◆ PROVIDED MATERIAL ◆
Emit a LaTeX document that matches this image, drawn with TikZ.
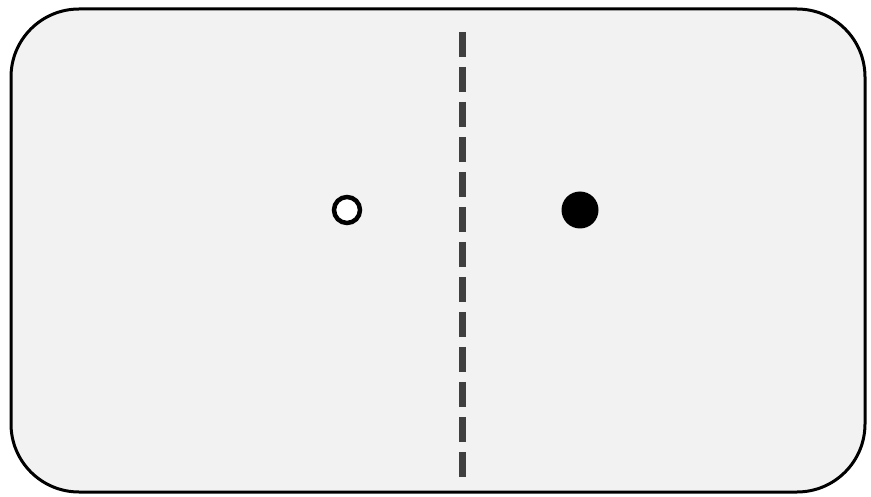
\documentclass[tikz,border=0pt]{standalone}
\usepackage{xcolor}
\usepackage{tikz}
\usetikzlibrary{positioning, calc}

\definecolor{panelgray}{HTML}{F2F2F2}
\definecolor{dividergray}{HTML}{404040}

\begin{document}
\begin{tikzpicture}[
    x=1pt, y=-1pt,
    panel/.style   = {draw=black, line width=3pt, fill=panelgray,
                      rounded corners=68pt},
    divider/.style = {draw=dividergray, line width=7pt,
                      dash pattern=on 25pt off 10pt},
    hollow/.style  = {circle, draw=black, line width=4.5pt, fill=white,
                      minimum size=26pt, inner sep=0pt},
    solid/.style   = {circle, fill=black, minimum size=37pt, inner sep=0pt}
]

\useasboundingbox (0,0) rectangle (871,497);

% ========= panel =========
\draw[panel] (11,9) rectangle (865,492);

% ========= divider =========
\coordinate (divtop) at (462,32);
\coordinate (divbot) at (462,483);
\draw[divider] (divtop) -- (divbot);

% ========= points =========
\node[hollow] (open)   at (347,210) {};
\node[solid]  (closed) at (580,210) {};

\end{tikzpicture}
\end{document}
---
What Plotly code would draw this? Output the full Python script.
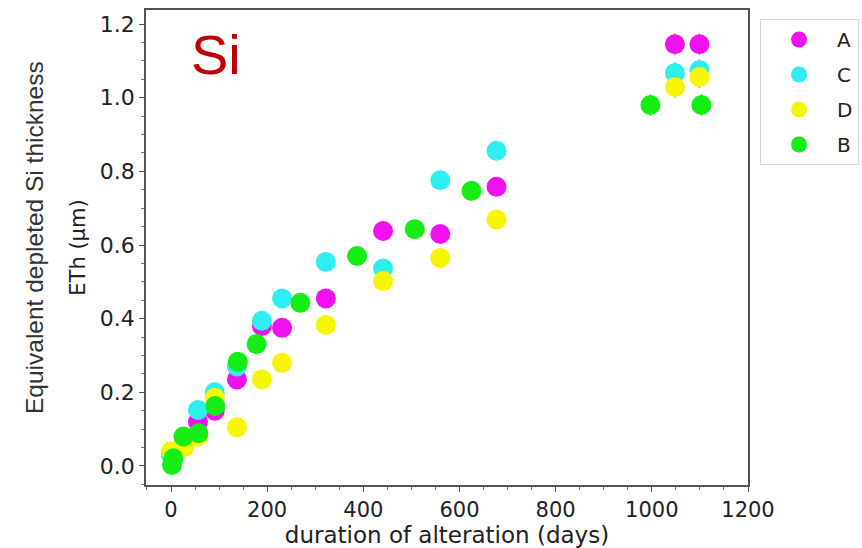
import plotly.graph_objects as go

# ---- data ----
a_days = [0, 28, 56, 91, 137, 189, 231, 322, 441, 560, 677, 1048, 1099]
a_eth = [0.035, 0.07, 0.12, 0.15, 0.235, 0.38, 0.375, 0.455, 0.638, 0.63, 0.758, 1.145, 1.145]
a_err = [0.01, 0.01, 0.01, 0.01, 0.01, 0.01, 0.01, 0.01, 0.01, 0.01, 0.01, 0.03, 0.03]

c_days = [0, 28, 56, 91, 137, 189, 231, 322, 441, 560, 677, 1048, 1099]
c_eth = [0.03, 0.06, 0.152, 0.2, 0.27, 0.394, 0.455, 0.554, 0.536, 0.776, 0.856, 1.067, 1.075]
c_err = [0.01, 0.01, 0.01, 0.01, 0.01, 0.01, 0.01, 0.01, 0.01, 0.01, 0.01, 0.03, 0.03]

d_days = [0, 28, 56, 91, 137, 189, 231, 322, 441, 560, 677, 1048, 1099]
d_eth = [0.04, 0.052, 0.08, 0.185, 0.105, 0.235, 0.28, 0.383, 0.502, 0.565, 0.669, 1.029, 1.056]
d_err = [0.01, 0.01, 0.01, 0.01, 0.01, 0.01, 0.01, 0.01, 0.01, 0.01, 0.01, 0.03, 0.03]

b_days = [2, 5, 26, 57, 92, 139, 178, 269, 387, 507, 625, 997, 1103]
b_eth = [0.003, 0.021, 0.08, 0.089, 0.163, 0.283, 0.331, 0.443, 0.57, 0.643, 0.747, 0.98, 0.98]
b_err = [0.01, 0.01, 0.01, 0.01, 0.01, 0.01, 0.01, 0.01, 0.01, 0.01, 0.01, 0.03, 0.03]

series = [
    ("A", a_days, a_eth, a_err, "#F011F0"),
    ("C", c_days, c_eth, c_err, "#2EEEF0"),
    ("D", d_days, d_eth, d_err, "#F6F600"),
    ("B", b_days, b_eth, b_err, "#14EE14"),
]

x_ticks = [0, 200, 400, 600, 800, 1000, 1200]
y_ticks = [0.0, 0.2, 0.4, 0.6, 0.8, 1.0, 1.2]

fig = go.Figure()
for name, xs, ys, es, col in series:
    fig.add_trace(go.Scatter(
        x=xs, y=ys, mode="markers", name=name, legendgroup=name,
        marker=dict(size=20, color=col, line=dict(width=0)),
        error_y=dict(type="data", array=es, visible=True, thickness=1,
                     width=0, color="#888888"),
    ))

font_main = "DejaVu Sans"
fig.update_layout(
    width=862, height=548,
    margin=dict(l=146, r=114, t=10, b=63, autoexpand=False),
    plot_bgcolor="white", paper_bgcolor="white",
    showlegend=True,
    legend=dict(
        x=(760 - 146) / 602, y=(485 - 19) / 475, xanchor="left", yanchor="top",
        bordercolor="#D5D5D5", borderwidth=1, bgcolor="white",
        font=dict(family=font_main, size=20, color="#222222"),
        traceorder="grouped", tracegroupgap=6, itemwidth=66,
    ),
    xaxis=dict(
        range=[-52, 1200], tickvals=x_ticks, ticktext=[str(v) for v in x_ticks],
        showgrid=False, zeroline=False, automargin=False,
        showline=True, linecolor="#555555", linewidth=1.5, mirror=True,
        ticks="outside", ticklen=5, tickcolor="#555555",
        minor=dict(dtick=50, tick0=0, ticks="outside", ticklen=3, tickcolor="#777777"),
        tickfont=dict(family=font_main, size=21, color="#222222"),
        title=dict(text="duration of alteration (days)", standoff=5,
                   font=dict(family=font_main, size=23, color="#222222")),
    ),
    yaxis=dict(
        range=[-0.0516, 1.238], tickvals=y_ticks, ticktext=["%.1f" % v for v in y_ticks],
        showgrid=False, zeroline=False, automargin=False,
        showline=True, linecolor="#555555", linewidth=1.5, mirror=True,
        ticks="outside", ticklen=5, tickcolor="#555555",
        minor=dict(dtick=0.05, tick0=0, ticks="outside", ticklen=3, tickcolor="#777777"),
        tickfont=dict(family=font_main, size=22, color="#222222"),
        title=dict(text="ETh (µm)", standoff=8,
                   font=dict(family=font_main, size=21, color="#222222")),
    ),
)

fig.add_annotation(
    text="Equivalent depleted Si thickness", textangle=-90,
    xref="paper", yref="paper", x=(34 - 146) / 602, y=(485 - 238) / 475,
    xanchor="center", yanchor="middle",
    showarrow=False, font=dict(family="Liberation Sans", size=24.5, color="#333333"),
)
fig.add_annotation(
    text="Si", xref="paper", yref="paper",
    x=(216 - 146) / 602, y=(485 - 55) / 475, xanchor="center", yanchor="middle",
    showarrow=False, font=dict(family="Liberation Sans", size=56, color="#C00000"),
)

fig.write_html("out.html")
* * *
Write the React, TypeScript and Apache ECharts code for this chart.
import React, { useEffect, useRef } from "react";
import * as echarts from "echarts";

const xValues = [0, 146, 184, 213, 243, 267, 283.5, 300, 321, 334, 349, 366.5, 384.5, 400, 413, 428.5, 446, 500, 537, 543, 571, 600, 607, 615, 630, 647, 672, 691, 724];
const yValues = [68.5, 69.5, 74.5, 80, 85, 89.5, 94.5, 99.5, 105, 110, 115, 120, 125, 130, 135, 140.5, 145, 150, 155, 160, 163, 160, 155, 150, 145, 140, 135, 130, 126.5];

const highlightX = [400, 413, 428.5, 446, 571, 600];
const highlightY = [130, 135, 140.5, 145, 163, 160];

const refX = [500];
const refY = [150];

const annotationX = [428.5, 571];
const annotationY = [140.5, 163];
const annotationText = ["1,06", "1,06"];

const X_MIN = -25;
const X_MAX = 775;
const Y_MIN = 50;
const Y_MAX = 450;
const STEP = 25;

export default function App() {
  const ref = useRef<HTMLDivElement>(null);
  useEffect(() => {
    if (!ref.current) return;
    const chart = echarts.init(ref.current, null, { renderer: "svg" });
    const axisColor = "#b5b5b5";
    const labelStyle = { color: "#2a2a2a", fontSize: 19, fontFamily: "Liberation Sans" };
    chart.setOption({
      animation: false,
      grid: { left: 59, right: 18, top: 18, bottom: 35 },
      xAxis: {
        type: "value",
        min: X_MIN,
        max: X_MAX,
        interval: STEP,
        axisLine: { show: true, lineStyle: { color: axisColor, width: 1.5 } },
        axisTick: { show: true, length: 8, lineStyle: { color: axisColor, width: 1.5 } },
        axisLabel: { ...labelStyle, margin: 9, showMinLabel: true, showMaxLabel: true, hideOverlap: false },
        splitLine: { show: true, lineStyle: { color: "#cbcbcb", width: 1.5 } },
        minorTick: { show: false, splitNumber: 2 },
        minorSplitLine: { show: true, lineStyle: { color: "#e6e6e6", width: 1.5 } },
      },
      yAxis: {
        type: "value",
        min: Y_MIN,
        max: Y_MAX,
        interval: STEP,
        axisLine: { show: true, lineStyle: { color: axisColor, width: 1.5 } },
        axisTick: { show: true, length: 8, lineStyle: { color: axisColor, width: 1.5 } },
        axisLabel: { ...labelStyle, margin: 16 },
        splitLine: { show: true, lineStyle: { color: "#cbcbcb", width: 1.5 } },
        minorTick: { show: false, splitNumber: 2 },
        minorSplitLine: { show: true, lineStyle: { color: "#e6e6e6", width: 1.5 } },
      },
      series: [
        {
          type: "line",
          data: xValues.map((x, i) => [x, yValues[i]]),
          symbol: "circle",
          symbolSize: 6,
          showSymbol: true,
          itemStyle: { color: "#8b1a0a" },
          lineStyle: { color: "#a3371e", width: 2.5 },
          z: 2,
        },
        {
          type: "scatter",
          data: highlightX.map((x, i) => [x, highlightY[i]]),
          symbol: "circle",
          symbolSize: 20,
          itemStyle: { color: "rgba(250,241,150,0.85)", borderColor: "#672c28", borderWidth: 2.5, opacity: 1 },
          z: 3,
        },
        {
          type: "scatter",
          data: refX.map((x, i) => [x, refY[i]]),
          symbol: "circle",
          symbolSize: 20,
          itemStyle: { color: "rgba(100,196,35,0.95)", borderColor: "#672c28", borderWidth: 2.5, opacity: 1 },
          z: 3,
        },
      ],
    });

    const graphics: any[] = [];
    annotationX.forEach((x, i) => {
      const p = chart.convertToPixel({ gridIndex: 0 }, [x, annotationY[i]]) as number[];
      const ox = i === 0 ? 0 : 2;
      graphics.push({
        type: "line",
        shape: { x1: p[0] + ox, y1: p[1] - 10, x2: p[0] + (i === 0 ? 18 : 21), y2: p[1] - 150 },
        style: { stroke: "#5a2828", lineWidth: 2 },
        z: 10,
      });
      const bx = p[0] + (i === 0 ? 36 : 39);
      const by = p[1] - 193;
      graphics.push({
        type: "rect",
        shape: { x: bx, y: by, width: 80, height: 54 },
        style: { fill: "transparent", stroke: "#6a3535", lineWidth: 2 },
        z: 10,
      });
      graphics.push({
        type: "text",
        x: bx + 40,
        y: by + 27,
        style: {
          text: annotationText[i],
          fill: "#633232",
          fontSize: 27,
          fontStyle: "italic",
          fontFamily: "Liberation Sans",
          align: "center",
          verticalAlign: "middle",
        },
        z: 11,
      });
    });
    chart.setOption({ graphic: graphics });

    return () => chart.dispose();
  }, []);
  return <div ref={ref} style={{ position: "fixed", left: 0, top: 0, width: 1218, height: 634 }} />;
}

◆ GOAL ◆
From the records above, transcribe without alteration every line from the one with "Write the React, TypeScript" to the one with "import * as", inclusive.

◆ RESULT OF THE EXERCISE ◆
Write the React, TypeScript and Apache ECharts code for this chart.
import React, { useEffect, useRef } from "react";
import * as echarts from "echarts";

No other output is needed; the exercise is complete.